The graph gradually diminishes to zero for an infinite focal length. Note that a lens with 180 degrees FOV
should have 0mm focal length (which, in practice, is impossible to achieve - that is why such small focal lengths
are designed as fish-eye lenses, which are actually two lenses in one).]
I can't possibly name every phenomenon associated with the weather and
specify which lens should be used for what effect. Anyone attempting to
photograph the different phenomena will soon discover the merits and
limitations of lenses. I can give two tips, however, when selecting lenses:
- For the 28-80 and 80-200 ranges, buy two zoomlenses, as you will frequently
use these. For all ranges, including the above, additionally buy fixed-focal length lenses. Do not
buy zoomlenses with a large zoom range such as 28-200. These are lower-quality
than smaller zoom ranges. Even better would be to use fixed-focal lenses exclusively, although
sometimes this is less practical when composing your photo.
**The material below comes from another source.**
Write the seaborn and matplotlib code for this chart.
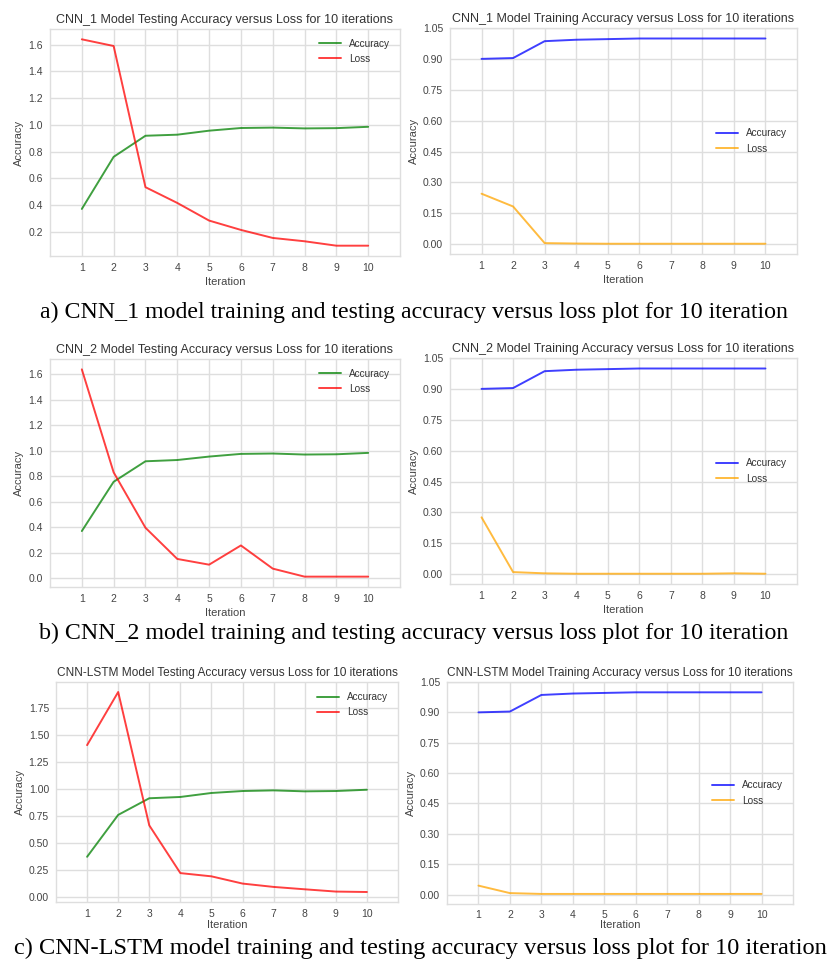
import numpy as np
import pandas as pd
import matplotlib
matplotlib.use("Agg")
import matplotlib.pyplot as plt
import seaborn as sns

iterations = list(range(1, 11))

# CNN_1
cnn1_test_acc = [0.37, 0.76, 0.918, 0.926, 0.956, 0.976, 0.979, 0.973, 0.975, 0.985]
cnn1_test_loss = [1.64, 1.59, 0.533, 0.415, 0.283, 0.213, 0.153, 0.128, 0.095, 0.095]
cnn1_train_acc = [0.900, 0.904, 0.986, 0.993, 0.996, 0.999, 0.999, 0.999, 0.999, 0.999]
cnn1_train_loss = [0.245, 0.183, 0.005, 0.003, 0.002, 0.002, 0.002, 0.002, 0.002, 0.002]

# CNN_2
cnn2_test_acc = [0.369, 0.756, 0.917, 0.927, 0.954, 0.975, 0.978, 0.970, 0.972, 0.983]
cnn2_test_loss = [1.639, 0.830, 0.395, 0.150, 0.105, 0.256, 0.074, 0.011, 0.011, 0.011]
cnn2_train_acc = [0.900, 0.904, 0.986, 0.993, 0.996, 0.999, 0.999, 0.999, 0.999, 0.999]
cnn2_train_loss = [0.276, 0.010, 0.004, 0.002, 0.002, 0.002, 0.002, 0.002, 0.004, 0.002]

# CNN-LSTM
lstm_test_acc = [0.369, 0.757, 0.911, 0.923, 0.960, 0.978, 0.984, 0.975, 0.978, 0.990]
lstm_test_loss = [1.403, 1.895, 0.660, 0.218, 0.188, 0.121, 0.090, 0.068, 0.047, 0.043]
lstm_train_acc = [0.900, 0.904, 0.986, 0.993, 0.996, 0.999, 0.999, 0.999, 0.999, 0.999]
lstm_train_loss = [0.044, 0.007, 0.003, 0.003, 0.003, 0.003, 0.003, 0.003, 0.003, 0.003]

titles = [
    "CNN_1 Model Testing Accuracy versus Loss for 10 iterations",
    "CNN_1 Model Training Accuracy versus Loss for 10 iterations",
    "CNN_2 Model Testing Accuracy versus Loss for 10 iterations",
    "CNN_2 Model Training Accuracy versus Loss for 10 iterations",
    "CNN-LSTM Model Testing Accuracy versus Loss for 10 iterations",
    "CNN-LSTM Model Training Accuracy versus Loss for 10 iterations",
]
captions = [
    "a) CNN_1 model training and testing accuracy versus loss plot for 10 iteration",
    "b) CNN_2 model training and testing accuracy versus loss plot for 10 iteration",
    "c) CNN-LSTM model training and testing accuracy versus loss plot for 10 iteration",
]
series_labels = ["Accuracy", "Loss"]

sns.set_style("whitegrid", {
    "grid.color": "#dedede",
    "axes.edgecolor": "#dedede",
})
plt.rcParams["font.family"] = ["Liberation Sans", "DejaVu Sans"]
plt.rcParams["text.color"] = "#333333"
plt.rcParams["axes.labelcolor"] = "#444444"
plt.rcParams["xtick.color"] = "#444444"
plt.rcParams["ytick.color"] = "#444444"

fig = plt.figure(figsize=(8.32, 9.63), dpi=100)
W, H = 832, 963

def add_ax(x0, y0, x1, y1):
    return fig.add_axes([x0 / W, 1 - y1 / H, (x1 - x0) / W, (y1 - y0) / H])

boxes = [
    (50, 29, 400, 256), (450, 28, 797, 254),
    (50, 359, 400, 587), (450, 358, 797, 584),
    (56, 682, 398, 902), (447, 682, 793, 904),
]
data = [
    (cnn1_test_acc, cnn1_test_loss, "test"),
    (cnn1_train_acc, cnn1_train_loss, "train"),
    (cnn2_test_acc, cnn2_test_loss, "test"),
    (cnn2_train_acc, cnn2_train_loss, "train"),
    (lstm_test_acc, lstm_test_loss, "test"),
    (lstm_train_acc, lstm_train_loss, "train"),
]
title_sizes = [9.0, 9.0, 9.0, 9.0, 8.6, 8.6]
xlabel_pads = [3, 3, 3, 3, 1, 0]
xtick_pads = [5, 5, 5, 5, 5, 4]

for i, (box, (acc, loss, kind), title) in enumerate(zip(boxes, data, titles)):
    ax = add_ax(*box)
    if kind == "test":
        colors = ["green", "red"]
    else:
        colors = ["blue", "orange"]
    df = pd.DataFrame({"Iteration": iterations, "Accuracy": acc, "Loss": loss})
    for lab, col in zip(series_labels, colors):
        sns.lineplot(data=df, x="Iteration", y=lab, ax=ax, color=col,
                     alpha=0.75, linewidth=1.4, label=lab)
    ax.set_xlim(0, 11)
    ax.set_xticks(iterations)
    if kind == "train":
        ax.set_yticks(np.arange(0, 1.06, 0.15))
        ax.yaxis.set_major_formatter(matplotlib.ticker.FormatStrFormatter("%.2f"))
        ax.legend(loc="center right", frameon=False, fontsize=7.2,
                  handlelength=2.2, borderaxespad=0.6)
    else:
        ax.legend(loc="upper right", frameon=False, fontsize=7.2,
                  handlelength=2.2, borderaxespad=0.6)
    ax.set_title(title, fontsize=title_sizes[i], pad=4)
    ax.set_xlabel("Iteration", fontsize=8, labelpad=xlabel_pads[i])
    ax.set_ylabel("Accuracy", fontsize=8, labelpad=3)
    ax.tick_params(axis="y", labelsize=7.5, length=0, pad=5)
    ax.tick_params(axis="x", labelsize=7.5, length=0, pad=xtick_pads[i])
    for sp in ax.spines.values():
        sp.set_linewidth(1.0)
    ax.grid(True, linewidth=1.0)

cap_y = [312, 633, 948]
cap_x = [0.497, 0.497, 0.505]
cap_sizes = [17.2, 17.2, 17.6]
for cap, x, y, fs in zip(captions, cap_x, cap_y, cap_sizes):
    fig.text(x, 1 - y / H, cap, ha="center", va="center",
             fontsize=fs, family=["Liberation Serif", "DejaVu Serif"], color="black")

fig.savefig("out.png", dpi=100, facecolor="white")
But for all specialized photography, i.e. the green flash,
zodiacal light, macro photography and so on, use fixed focal length lenses.
- Buy bellows or macro rings, as these will allow you to do macro photography
(useful for snowflakes, hailstones etc.). Don't be fooled by any lens which says "macro" on it - that
won't be enough. What I mean with macro is getting as close as a few cm (1") with a standard-lens
(50mm) to the subject to photograph. That will open up a wealth of possibilities!